Checkout Part 1 of Python Generator

Generator Expression

Generator expression is an inline expression of an generator function. It is somewhat similar to list comprehension. But insted of returning a list it return a generator object.

squares1 = [n**n for n in range(10)]  # list comprehension ; return new list

squares2 = (n**n for n in range(10))  # generator expression ; return a generator object

print(type(squares2))

#output:
<class 'generator'>

Generators are for one time use

Yes, we can iterate or loop over a generator object only once.
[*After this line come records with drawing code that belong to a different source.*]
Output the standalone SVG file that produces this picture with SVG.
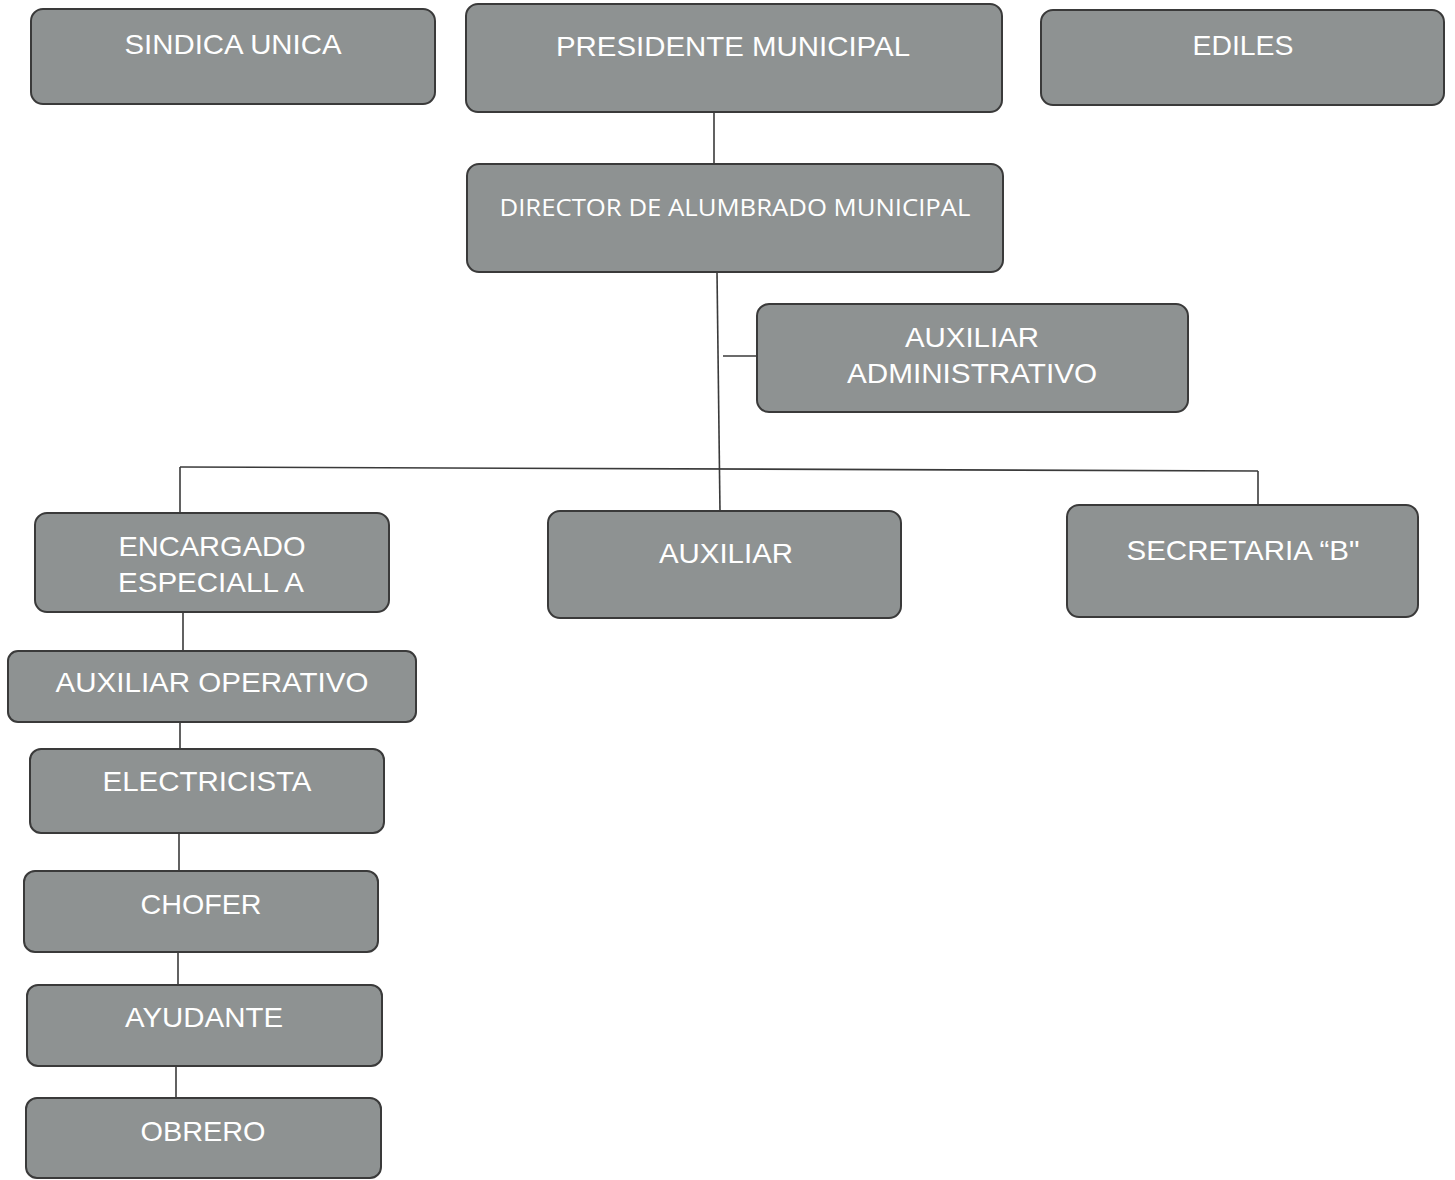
<svg xmlns="http://www.w3.org/2000/svg" width="1455" height="1180" viewBox="0 0 1455 1180">
<defs>
<style>
.box{fill:#8e9292;stroke:#3a3a3a;stroke-width:2}
.t{font-family:"Liberation Sans",Arial,sans-serif;font-size:28px;fill:#ffffff;text-anchor:middle}
.c{font-family:"Open Sans","Noto Sans",sans-serif;font-size:24px;fill:#ffffff;text-anchor:middle}
.ln{stroke:#3a3a3a;stroke-width:1.6;fill:none}
</style>
</defs>
<rect width="1455" height="1180" fill="#ffffff"/>
<g id="connectors">
<line class="ln" x1="714" y1="112" x2="714" y2="164"/>
<line class="ln" x1="717" y1="272" x2="720" y2="511"/>
<line class="ln" x1="723" y1="356" x2="760" y2="356"/>
<line class="ln" x1="180" y1="467" x2="1258" y2="471"/>
<line class="ln" x1="180" y1="467" x2="180" y2="513"/>
<line class="ln" x1="1258" y1="471" x2="1258" y2="505"/>
<line class="ln" x1="183" y1="612" x2="183" y2="651"/>
<line class="ln" x1="180" y1="722" x2="180" y2="749"/>
<line class="ln" x1="179" y1="833" x2="179" y2="871"/>
<line class="ln" x1="178" y1="952" x2="178" y2="985"/>
<line class="ln" x1="176" y1="1066" x2="176" y2="1098"/>
</g>
<g id="sindica">
<rect class="box" x="31" y="9" width="404" height="95" rx="12"/>
<text class="t" x="233" y="54" textLength="217" lengthAdjust="spacingAndGlyphs">SINDICA UNICA</text>
</g>
<g id="presidente">
<rect class="box" x="466" y="4" width="536" height="108" rx="12"/>
<text class="t" x="733" y="56" textLength="354" lengthAdjust="spacingAndGlyphs">PRESIDENTE MUNICIPAL</text>
</g>
<g id="ediles">
<rect class="box" x="1041" y="10" width="403" height="95" rx="12"/>
<text class="t" x="1243" y="55" textLength="101" lengthAdjust="spacingAndGlyphs">EDILES</text>
</g>
<g id="director">
<rect class="box" x="467" y="164" width="536" height="108" rx="12"/>
<text class="c" x="735" y="216" textLength="471" lengthAdjust="spacingAndGlyphs">DIRECTOR DE ALUMBRADO MUNICIPAL</text>
</g>
<g id="aux-admin">
<rect class="box" x="757" y="304" width="431" height="108" rx="12"/>
<text class="t" x="972" y="347" textLength="134" lengthAdjust="spacingAndGlyphs">AUXILIAR</text>
<text class="t" x="972" y="383" textLength="250" lengthAdjust="spacingAndGlyphs">ADMINISTRATIVO</text>
</g>
<g id="encargado">
<rect class="box" x="35" y="513" width="354" height="99" rx="12"/>
<text class="t" x="212" y="556" textLength="187" lengthAdjust="spacingAndGlyphs">ENCARGADO</text>
<text class="t" x="211" y="592" textLength="186" lengthAdjust="spacingAndGlyphs">ESPECIALL A</text>
</g>
<g id="auxiliar">
<rect class="box" x="548" y="511" width="353" height="107" rx="12"/>
<text class="t" x="726" y="563" textLength="134" lengthAdjust="spacingAndGlyphs">AUXILIAR</text>
</g>
<g id="secretaria">
<rect class="box" x="1067" y="505" width="351" height="112" rx="12"/>
<text class="t" x="1243" y="560" textLength="233" lengthAdjust="spacingAndGlyphs">SECRETARIA “B"</text>
</g>
<g id="aux-operativo">
<rect class="box" x="8" y="651" width="408" height="71" rx="10"/>
<text class="t" x="212" y="692" textLength="313" lengthAdjust="spacingAndGlyphs">AUXILIAR OPERATIVO</text>
</g>
<g id="electricista">
<rect class="box" x="30" y="749" width="354" height="84" rx="11"/>
<text class="t" x="207" y="791" textLength="209" lengthAdjust="spacingAndGlyphs">ELECTRICISTA</text>
</g>
<g id="chofer">
<rect class="box" x="24" y="871" width="354" height="81" rx="11"/>
<text class="t" x="201" y="914" textLength="121" lengthAdjust="spacingAndGlyphs">CHOFER</text>
</g>
<g id="ayudante">
<rect class="box" x="27" y="985" width="355" height="81" rx="11"/>
<text class="t" x="204" y="1027" textLength="158" lengthAdjust="spacingAndGlyphs">AYUDANTE</text>
</g>
<g id="obrero">
<rect class="box" x="26" y="1098" width="355" height="80" rx="11"/>
<text class="t" x="203" y="1141" textLength="125" lengthAdjust="spacingAndGlyphs">OBRERO</text>
</g>
</svg>
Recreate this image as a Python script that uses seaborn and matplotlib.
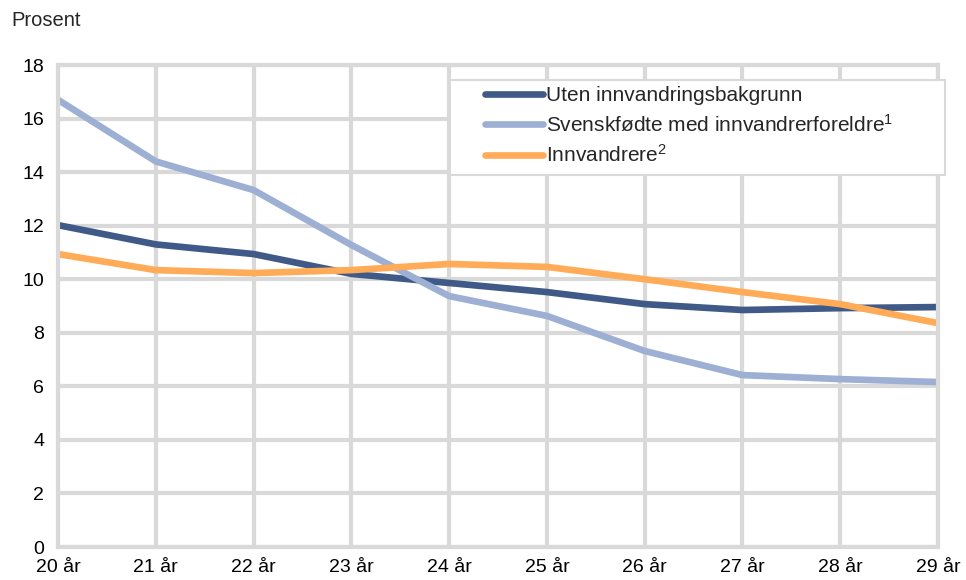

After finishing looping first time its values will exhausted.

Example:

squares = (n**n for n in range(10)) 
print(list(squares)) # output: [1, 1, 4, 27, 256, 3125, 46656, 823543, 16777216, 387420489]
print(list(squares)) # output: []  ; generator exhausted

Generator is Memory Efficient

We can look this through by an example

import sys

lst = [i for i in range(100)]
gen = (i for i in range(100))

print(sys.getsizeof(lst)) # 904
print(sys.getsizeof(gen)) # 112

lst = [i for i in range(10000)]
gen = (i for i in range(10000))

print(sys.getsizeof(lst)) # 824456
print(sys.getsizeof(gen)) # 112

The code above displays the memory size (in bytes) required for the generator expression and list comprehension examples.

When a generator is instantiated, it does not compute the value of each item. They only compute it if you request it. This is referred to as lazy evaluation. In contrast, a normal sequence type allocates memory based on its entire content.